February 8: A lovely film the kids can watch is being shown at 8:30 am. It’s The Wonderful World of the Brothers Grimm from MGM in 1962, and stars Laurence Harvey and Karl Boehm as storytelling brothers Wilhelm and Jacob. Claire Bloom is also on hand as Wilhelm’s wife, Dorothea. The Cinerama release, featuring George Pal’s puppetoons and an animated dragon, combines a biography of the brothers with three fairy tales: “The Dancing Princess,” starring Yvette Mimieux; “The Cobbler and the Elves,” starring Harvey; and “The Singing Bone,” featuring Terry-Thomas, Buddy Hackett, and Otto Kruger. Won: Best Costume Design, Color (Mary Wills). Nominated: Best Cinematography, Color (Paul Vogel), Best Art Direction-set Decoration, Color (George W. Davis, Edward C. Carfagno, Henry Grace, Richard Pefferie), Best Music, 
Scoring of Music, Adaptation or Treatment (Leigh Harline), 1963.

February 9: At 9:00 am, it’s the World War II flying drama, Bombardier, from RKO in 1943 and starring Pat O’Brien and Randolph Scott as two officers competing for the Anne Shirley while training pilots for battle. Given the well-worn story, it still comes off nicely, thanks to an excellent, fast-moving script from John Twist. Nominated: Best Effects, Special Effects, 1944.

February 10: A nice little mystery from MGM is airing at 12:30 pm entitled Mystery Street, from 1950, and stars Ricardo Montalban and Bruce Bennett as criminal pathologists who try to solve case where they have nothing to go on except the victim’s bones. It’s an ahead-of-its-time look at the science of forensic pathology and presages such procedural police dramas as the CSI and the NCIS series. Nominated: Best Writing, Motion Picture Story (Leonard Spigelgass), 1951.

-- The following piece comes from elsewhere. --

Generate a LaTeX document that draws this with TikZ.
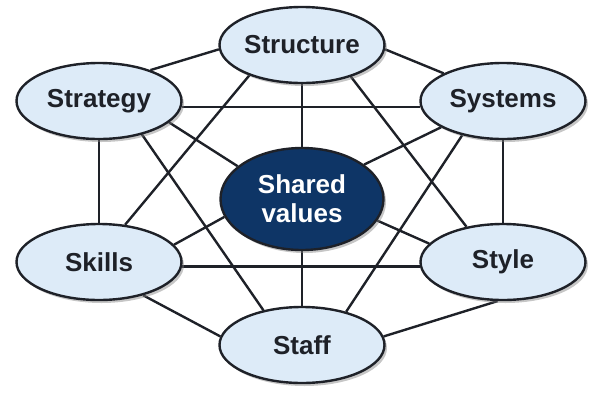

February 11: We would be forever remiss if we didn’t recommend Vittorio DeSica’s 1948 classic from Italy, The Bicycle Thief, airing at 12:15 am. It’s the grim, realistic tale of a workingman in Postwar Italy who finally lands a job putting up movie posters around Rome. His job depends on his owning a bicycle, and when it is stolen, he desperately searches throughout the city with his young son looking for the means to feeding his family. It is an extremely moving story made even more powerful with a non-professional cast. Won: Voted the Most Outstanding Foreign Language Film by the Academy Board of Governors. Nominated: Best Writing, Screenplay (Cesare Zavattni), 1950.

February 12: A great Western is being shown at 8:00 pm. It’s titled The Gunfighter, from 20th Century Fox in 1950, and stars Gregory Peck as Jimmie Ringo, “the fastest gun in the West,” a title that brings with it constant challenges from gunslingers who want the title for themselves. Also starring Helen Westcott, Jean Parker, Karl Malden, and Skip Homeier. This is one of the most powerful psychological Westerns ever and one we consider an Essential. Nominated: Best Writing, Motion Picture Story (William Bowers, Andre de Toth), 1951.

February 13: A different kind of horror story is on tap this day at 11:00 am. It’s from Warner Brothers in 1956 and is titled The Bad Seed. Starring Nancy Kelly, Patty McCormick, Henry Jones, Eileen Heckart, and William Hopper, this is the story of a mother who suspects her seemingly perfect 8-year old daughter is a natural born killer. It’s a bit stagy, as it’s based on a Broadway play, but still retains its spellbinding power. Also with Paul Fix, and Jesse White. Nominated: Best Actress in a Leading Role (Nancy kelly), Best Actress in a Supporting Role (Eileen Heckart), Best Actress in a Supporting Role (Patty McCormick), and Best Cinematography, Black and White (Harold Rosson), 1957.

February 14: After all these heavy pictures we’ve been recommending, it’s time for a lighter, sophisticated type of film. For today, we’ve chosen Skylark, from Paramount in 1941, which airs at 11:45 am. Starring Claudette Colbert, Ray Milland, and Brian Aherne, it’s the story of a woman neglected by her business-minded husband (Milland). When he trades their cook to an advertising client in order to secure an account, it’s the last straw and occurs just at the moment when she is deciding what to do she meets handsome lawyer Aherne, but Milland isn’t about to let her go without a fight. Nominated: Best Sound Recording (Loren L. Ryder), 1942.

February 15: With a full slate of crime dramas, we’ve chosen one that would normally be overlooked when compared to the other heavyweights scheduled for the day. That film is T-Men, from tiny Eagle-Lion Films, in 1947, which airs at 9:00 am. Directed by the great Anthony Mann, it’s a taut story told in semi-documentary fashion about undercover Treasury agents infiltrating a counterfeiting ring. A great cast that includes Dennis O’Keefe, Mary Meade, Wallace Ford, Jane Randolph, Alfred Ryder, Charles McGraw, and Lassie’s mother, June Lockhart, helps keep the movie, and our attention, riveted. Nominated: Best Sound, Recording (Jack Whitney), 1948.